— START OF Supplied data —

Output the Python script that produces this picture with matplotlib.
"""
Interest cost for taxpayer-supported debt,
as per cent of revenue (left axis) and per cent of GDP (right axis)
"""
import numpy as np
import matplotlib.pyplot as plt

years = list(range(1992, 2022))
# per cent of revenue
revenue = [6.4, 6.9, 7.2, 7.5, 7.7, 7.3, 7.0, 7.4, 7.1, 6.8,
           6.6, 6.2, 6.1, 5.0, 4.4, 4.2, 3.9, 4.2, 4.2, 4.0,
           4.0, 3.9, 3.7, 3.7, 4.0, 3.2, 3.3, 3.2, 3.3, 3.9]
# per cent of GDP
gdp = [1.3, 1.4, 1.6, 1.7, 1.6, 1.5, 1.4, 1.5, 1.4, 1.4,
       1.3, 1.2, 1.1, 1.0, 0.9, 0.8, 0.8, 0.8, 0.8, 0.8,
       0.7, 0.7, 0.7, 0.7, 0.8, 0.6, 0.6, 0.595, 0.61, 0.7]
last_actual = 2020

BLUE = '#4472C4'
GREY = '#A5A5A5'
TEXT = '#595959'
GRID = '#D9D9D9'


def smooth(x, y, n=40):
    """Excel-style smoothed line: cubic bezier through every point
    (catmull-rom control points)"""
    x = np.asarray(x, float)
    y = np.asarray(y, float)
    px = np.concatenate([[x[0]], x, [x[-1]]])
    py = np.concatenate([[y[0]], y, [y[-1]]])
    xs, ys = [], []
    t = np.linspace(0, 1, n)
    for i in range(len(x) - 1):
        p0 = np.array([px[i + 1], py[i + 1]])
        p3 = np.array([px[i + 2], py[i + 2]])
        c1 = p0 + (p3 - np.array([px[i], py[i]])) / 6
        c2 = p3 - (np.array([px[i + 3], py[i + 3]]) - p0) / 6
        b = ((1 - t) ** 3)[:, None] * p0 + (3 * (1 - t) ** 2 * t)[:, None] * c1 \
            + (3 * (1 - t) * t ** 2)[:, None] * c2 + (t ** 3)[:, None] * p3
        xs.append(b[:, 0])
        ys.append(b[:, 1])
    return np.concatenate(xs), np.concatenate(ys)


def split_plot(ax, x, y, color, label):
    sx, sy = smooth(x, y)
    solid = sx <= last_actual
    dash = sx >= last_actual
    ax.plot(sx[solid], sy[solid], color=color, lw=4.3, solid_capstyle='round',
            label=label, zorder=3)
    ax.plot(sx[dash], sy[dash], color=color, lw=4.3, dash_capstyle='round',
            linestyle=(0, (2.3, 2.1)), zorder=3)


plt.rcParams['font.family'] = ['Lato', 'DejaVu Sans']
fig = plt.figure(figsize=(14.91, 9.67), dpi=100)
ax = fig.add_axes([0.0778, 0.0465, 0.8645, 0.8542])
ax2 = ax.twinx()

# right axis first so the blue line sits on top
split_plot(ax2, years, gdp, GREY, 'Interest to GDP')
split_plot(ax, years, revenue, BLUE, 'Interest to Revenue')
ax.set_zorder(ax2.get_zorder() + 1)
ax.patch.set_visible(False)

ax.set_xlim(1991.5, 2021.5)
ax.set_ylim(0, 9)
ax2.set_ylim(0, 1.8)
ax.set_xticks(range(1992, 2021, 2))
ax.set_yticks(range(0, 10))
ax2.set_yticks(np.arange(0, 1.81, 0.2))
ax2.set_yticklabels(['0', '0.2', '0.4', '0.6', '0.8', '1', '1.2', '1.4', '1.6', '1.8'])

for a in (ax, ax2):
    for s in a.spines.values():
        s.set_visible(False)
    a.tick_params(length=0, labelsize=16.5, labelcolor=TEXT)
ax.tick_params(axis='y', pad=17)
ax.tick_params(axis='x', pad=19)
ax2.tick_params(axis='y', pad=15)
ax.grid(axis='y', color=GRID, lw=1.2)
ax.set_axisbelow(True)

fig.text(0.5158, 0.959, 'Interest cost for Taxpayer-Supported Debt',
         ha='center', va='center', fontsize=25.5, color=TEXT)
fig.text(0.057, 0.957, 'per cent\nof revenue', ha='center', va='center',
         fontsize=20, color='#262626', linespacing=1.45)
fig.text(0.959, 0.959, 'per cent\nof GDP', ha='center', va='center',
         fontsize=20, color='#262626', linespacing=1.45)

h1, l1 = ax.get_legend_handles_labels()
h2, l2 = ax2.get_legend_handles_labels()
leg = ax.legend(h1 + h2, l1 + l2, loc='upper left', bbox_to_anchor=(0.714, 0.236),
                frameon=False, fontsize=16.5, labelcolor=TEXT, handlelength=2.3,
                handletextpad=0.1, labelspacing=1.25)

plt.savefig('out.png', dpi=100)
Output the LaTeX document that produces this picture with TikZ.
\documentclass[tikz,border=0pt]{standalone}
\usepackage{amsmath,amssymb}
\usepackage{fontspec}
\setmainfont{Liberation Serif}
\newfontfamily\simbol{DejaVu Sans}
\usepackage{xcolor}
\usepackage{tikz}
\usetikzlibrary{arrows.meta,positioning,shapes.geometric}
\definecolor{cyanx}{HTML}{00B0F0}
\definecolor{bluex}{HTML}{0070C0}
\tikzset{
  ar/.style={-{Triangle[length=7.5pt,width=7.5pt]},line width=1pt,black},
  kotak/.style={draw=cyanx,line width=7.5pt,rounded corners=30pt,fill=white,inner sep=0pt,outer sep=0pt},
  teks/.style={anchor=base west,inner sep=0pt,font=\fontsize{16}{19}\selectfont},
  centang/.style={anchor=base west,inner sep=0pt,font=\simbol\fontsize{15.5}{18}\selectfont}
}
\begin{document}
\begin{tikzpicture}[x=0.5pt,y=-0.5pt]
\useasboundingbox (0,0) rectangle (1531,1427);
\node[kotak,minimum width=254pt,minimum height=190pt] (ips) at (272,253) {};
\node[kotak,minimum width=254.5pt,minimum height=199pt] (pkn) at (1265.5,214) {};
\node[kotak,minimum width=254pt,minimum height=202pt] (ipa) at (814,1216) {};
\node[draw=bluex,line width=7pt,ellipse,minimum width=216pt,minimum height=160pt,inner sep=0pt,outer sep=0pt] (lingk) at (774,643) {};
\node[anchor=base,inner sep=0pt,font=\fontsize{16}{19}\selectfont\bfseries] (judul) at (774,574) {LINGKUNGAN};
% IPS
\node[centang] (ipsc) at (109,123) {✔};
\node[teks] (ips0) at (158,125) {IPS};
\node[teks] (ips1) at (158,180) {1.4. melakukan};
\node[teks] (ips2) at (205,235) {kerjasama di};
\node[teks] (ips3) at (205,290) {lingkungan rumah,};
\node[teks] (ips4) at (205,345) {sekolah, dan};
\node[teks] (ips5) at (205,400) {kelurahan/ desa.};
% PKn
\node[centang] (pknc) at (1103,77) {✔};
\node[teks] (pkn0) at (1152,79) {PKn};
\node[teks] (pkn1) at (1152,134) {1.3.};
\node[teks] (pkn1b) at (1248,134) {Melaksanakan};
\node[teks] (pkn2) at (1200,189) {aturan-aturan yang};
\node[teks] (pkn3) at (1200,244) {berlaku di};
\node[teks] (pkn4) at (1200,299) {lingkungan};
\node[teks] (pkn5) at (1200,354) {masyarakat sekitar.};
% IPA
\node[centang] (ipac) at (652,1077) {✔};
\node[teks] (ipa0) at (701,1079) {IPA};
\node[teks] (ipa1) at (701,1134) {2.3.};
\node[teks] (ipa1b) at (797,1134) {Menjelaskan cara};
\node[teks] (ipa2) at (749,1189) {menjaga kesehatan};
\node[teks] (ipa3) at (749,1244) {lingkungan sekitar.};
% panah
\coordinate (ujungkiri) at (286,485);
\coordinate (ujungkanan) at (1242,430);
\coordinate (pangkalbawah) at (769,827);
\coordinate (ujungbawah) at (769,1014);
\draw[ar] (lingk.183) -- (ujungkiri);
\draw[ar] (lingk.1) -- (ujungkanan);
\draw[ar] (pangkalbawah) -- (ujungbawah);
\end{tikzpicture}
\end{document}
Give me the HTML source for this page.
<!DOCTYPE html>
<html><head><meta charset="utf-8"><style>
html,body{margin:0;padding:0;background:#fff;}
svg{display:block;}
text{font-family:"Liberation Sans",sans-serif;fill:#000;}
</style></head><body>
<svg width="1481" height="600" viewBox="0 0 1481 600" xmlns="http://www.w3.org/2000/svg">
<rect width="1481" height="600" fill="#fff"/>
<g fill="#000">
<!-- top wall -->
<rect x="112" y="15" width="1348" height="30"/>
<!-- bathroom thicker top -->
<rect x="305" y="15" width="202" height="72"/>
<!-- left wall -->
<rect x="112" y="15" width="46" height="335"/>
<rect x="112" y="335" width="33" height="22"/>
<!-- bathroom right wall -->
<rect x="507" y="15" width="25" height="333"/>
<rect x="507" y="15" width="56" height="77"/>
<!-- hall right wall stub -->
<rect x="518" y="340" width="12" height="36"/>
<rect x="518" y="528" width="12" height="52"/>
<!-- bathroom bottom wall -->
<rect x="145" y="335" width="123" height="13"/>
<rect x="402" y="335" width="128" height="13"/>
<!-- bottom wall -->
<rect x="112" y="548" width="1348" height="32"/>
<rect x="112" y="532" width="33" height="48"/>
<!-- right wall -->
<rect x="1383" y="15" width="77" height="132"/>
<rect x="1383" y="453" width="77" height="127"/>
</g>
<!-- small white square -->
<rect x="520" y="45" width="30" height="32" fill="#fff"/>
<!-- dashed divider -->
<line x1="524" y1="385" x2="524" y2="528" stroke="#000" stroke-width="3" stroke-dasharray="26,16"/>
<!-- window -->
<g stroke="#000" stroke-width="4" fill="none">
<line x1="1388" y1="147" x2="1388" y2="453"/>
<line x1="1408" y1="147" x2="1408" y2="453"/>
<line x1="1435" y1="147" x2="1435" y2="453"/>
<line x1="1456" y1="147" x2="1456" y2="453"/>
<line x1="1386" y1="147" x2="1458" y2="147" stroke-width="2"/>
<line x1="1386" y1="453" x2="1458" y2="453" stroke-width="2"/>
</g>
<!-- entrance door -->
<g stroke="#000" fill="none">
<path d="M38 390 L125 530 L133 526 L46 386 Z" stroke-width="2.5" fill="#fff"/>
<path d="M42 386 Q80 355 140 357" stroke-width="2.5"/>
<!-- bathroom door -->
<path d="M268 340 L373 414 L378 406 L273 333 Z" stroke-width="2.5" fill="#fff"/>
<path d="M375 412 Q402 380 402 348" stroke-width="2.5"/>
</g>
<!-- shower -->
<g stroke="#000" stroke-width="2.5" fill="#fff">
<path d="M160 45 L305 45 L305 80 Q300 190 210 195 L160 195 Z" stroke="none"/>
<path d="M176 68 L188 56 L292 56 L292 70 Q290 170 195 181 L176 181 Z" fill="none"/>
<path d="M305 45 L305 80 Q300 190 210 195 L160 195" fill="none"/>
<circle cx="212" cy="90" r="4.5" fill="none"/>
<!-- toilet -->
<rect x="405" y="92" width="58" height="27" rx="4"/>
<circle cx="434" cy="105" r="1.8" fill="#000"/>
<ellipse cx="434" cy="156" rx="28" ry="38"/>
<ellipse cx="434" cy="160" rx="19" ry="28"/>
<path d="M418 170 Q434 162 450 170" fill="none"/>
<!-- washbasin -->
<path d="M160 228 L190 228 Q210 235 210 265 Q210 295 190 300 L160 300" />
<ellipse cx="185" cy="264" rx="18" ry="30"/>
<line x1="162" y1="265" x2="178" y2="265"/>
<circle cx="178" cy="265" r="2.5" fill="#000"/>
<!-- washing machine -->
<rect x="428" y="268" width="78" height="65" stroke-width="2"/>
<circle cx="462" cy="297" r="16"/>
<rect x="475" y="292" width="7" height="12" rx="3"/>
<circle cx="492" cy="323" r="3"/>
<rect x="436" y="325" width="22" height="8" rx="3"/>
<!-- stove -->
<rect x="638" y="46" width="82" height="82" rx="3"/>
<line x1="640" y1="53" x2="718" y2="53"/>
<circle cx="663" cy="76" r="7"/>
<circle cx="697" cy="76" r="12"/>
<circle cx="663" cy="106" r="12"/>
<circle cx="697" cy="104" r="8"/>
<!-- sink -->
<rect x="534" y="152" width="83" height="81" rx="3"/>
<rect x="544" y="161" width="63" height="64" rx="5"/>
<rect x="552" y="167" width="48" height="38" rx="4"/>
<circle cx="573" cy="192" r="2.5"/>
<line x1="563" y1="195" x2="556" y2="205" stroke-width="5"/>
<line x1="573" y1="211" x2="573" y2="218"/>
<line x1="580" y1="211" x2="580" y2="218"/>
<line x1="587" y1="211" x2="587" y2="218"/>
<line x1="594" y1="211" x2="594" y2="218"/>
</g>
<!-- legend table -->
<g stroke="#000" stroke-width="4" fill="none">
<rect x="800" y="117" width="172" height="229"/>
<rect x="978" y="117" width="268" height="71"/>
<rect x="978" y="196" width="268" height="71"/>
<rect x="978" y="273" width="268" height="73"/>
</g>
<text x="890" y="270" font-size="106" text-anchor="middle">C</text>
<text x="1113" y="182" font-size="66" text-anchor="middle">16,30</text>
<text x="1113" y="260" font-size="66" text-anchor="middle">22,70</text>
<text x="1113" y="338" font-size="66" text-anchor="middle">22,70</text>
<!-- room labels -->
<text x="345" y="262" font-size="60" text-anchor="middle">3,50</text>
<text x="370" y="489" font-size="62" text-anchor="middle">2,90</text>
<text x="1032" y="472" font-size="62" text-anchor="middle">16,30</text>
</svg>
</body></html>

— END OF Supplied data —

Goal of the exercise | Emit, unaltered, the lines from the top of the listing down through the line that holds "last_actual = 2020"; emit nothing else.

Full answer |
Output the Python script that produces this picture with matplotlib.
"""
Interest cost for taxpayer-supported debt,
as per cent of revenue (left axis) and per cent of GDP (right axis)
"""
import numpy as np
import matplotlib.pyplot as plt

years = list(range(1992, 2022))
# per cent of revenue
revenue = [6.4, 6.9, 7.2, 7.5, 7.7, 7.3, 7.0, 7.4, 7.1, 6.8,
           6.6, 6.2, 6.1, 5.0, 4.4, 4.2, 3.9, 4.2, 4.2, 4.0,
           4.0, 3.9, 3.7, 3.7, 4.0, 3.2, 3.3, 3.2, 3.3, 3.9]
# per cent of GDP
gdp = [1.3, 1.4, 1.6, 1.7, 1.6, 1.5, 1.4, 1.5, 1.4, 1.4,
       1.3, 1.2, 1.1, 1.0, 0.9, 0.8, 0.8, 0.8, 0.8, 0.8,
       0.7, 0.7, 0.7, 0.7, 0.8, 0.6, 0.6, 0.595, 0.61, 0.7]
last_actual = 2020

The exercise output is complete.